Em nota, a Faculdade de Comunicação Social (FCS) da Uerj fez uma defesa da liberdade de expressão e de pesquisa. “A prática de pesquisa e ensino realizada na FCS se apoia em valores laicos e reflete a diversidade e a pluralidade cultural da sociedade brasileira. Desse modo, repudiamos qualquer iniciativa de cerceamento à liberdade de expressão e de pesquisa que venha a questionar o direito de nossos alunos e professores de refletir sobre os fenômenos culturais de nosso tempo”, escreveu a faculdade.

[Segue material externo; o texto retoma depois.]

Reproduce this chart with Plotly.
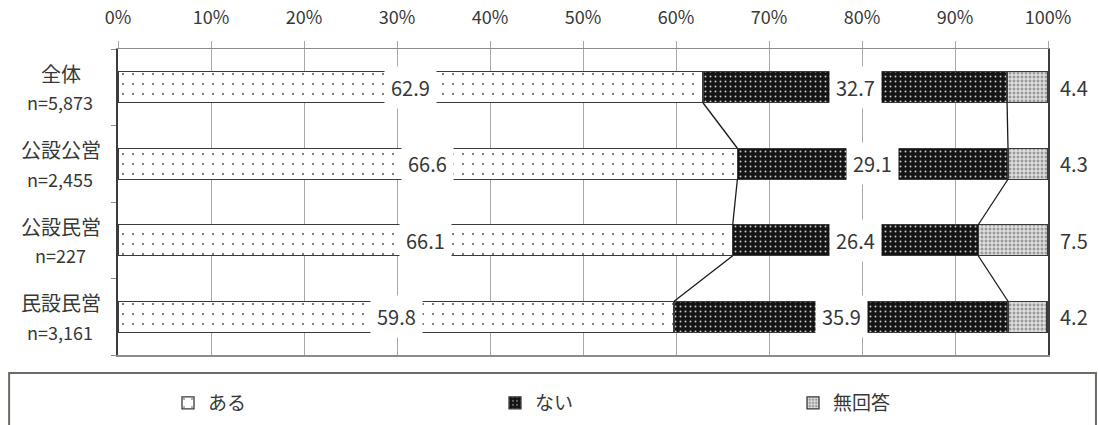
import plotly.graph_objects as go

# Survey results by facility type (percent of respondents)
categories = ["全体", "公設公営", "公設民営", "民設民営"]
sample_sizes = ["n=5,873", "n=2,455", "n=227", "n=3,161"]
aru = [62.9, 66.6, 66.1, 59.8]        # ある
nai = [32.7, 29.1, 26.4, 35.9]        # ない
muk = [4.4, 4.3, 7.5, 4.2]            # 無回答
series_names = ["ある", "ない", "無回答"]
tick_values = [0, 10, 20, 30, 40, 50, 60, 70, 80, 90, 100]
tick_labels = ["0%", "10%", "20%", "30%", "40%", "50%", "60%", "70%", "80%", "90%", "100%"]

FONT = "Noto Sans CJK JP"
TEXT = "#383838"
BAR_W = 0.405
ypos = list(range(len(categories)))

outline = dict(color="#3a3a3a", width=1.3)
patterns = [
    dict(shape=".", size=10, solidity=0.035, fgcolor="#606060", bgcolor="#ffffff", fillmode="replace"),
    dict(shape=".", size=5, solidity=0.12, fgcolor="#c8c8c8", bgcolor="#141414", fillmode="replace"),
    dict(shape="+", size=4, solidity=0.45, fgcolor="#f4f4f4", bgcolor="#9a9a9a", fillmode="replace"),
]

fig = go.Figure()
legend_ids = ["legend", "legend2", "legend3"]
for vals, name, pat, lg in zip([aru, nai, muk], series_names, patterns, legend_ids):
    fig.add_trace(go.Bar(
        x=vals, y=ypos, orientation="h", width=BAR_W, name=name,
        marker=dict(color=pat["bgcolor"], pattern=pat, line=outline),
        legend=lg, hoverinfo="skip",
    ))

# series lines joining segment boundaries of neighbouring bars
cum1 = aru
cum2 = [a + b for a, b in zip(aru, nai)]
lx, ly = [], []
for cum in (cum1, cum2):
    for i in range(len(categories) - 1):
        lx += [cum[i], cum[i + 1], None]
        ly += [i + BAR_W / 2, i + 1 - BAR_W / 2, None]
fig.add_trace(go.Scatter(x=lx, y=ly, mode="lines", line=dict(color="#1a1a1a", width=1.3),
                         showlegend=False, hoverinfo="skip"))

annotations = []
# value labels: centred on the first two segments, outside the bar for 無回答
for i in ypos:
    starts = [0, aru[i], aru[i] + nai[i]]
    for j, v in enumerate([aru[i], nai[i]]):
        annotations.append(dict(
            x=starts[j] + v / 2, y=i, xref="x", yref="y", text=f"{v:.1f}",
            showarrow=False, bgcolor="#ffffff", borderpad=6,
            font=dict(family=FONT, size=20, color=TEXT), yanchor="middle"))
    annotations.append(dict(
        x=100, y=i, xref="x", yref="y", text=f"{muk[i]:.1f}", xanchor="left", xshift=10,
        showarrow=False, font=dict(family=FONT, size=20, color=TEXT), yanchor="middle"))

# category labels with sample size underneath
for i, (c, n) in enumerate(zip(categories, sample_sizes)):
    annotations.append(dict(x=0, y=i, xref="x", yref="y", text=c, showarrow=False,
                            xanchor="center", xshift=-57, yshift=14,
                            font=dict(family=FONT, size=20, color=TEXT)))
    annotations.append(dict(x=0, y=i, xref="x", yref="y", text=n, showarrow=False,
                            xanchor="center", xshift=-58, yshift=-15,
                            font=dict(family=FONT, size=18, color=TEXT)))

plot_left, plot_right = 117.5, 1048.5
plot_top, plot_bottom = 49.3, 355.0
W, H = 1098, 425
pw = plot_right - plot_left
ph = plot_bottom - plot_top

def px_to_paper_x(px):
    return (px - plot_left) / pw

def px_to_paper_y(py):
    return (plot_bottom - py) / ph

# frame around the legend row
shapes = [dict(type="rect", xref="paper", yref="paper",
               x0=px_to_paper_x(8.5), x1=px_to_paper_x(1096.5),
               y0=px_to_paper_y(460), y1=px_to_paper_y(373),
               line=dict(color="#6e6a66", width=2), fillcolor="rgba(0,0,0,0)", layer="above")]

# legends placed in container coordinates so they never push the margins
legend_common = dict(orientation="h", yanchor="middle", xanchor="left",
                     xref="container", yref="container",
                     font=dict(family=FONT, size=19, color=TEXT),
                     bgcolor="rgba(0,0,0,0)", itemwidth=30, borderwidth=0)
legend_x = [168, 495, 793]
legend_y = 1 - 403 / H

fig.update_layout(
    width=W, height=H,
    margin=dict(l=plot_left, r=W - plot_right, t=plot_top, b=H - plot_bottom, pad=0, autoexpand=False),
    barmode="stack", bargap=0,
    plot_bgcolor="#ffffff", paper_bgcolor="#ffffff",
    font=dict(family=FONT, color=TEXT),
    xaxis=dict(range=[0, 100], side="top", tickmode="array", tickvals=tick_values, ticktext=tick_labels,
               showgrid=True, gridcolor="#a8a8a8", gridwidth=1, zeroline=False,
               ticks="outside", ticklen=7, tickcolor="#a8a8a8", tickwidth=1,
               showline=True, linecolor="#8c8c8c", linewidth=1.5, mirror=True, automargin=False,
               tickfont=dict(family=FONT, size=18, color=TEXT), ticklabelstandoff=9, fixedrange=True),
    yaxis=dict(range=[3.5, -0.5], tickmode="array", tickvals=[-0.5, 0.5, 1.5, 2.5, 3.5],
               showticklabels=False, ticks="outside", ticklen=5, tickcolor="#8c8c8c",
               showgrid=False, zeroline=False, showline=True, linecolor="#3c3c3c", linewidth=1.6,
               mirror=True, automargin=False, fixedrange=True),
    annotations=annotations,
    shapes=shapes,
    legend=dict(x=legend_x[0] / W, y=legend_y, **legend_common),
    legend2=dict(x=legend_x[1] / W, y=legend_y, **legend_common),
    legend3=dict(x=legend_x[2] / W, y=legend_y, **legend_common),
    showlegend=True,
)

fig.write_html("out.html", config=dict(displayModeBar=False, staticPlot=True))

“Prezamos o relevante e corajoso trabalho acadêmico que vem sendo realizado na Uerj e em outras universidades públicas. O corpo docente e discente da FCS se posiciona claramente pela defesa da autonomia universitária e rejeita qualquer atitude de censura ou condenação moral disfarçada de crítica ou ironia”, finaliza a nota.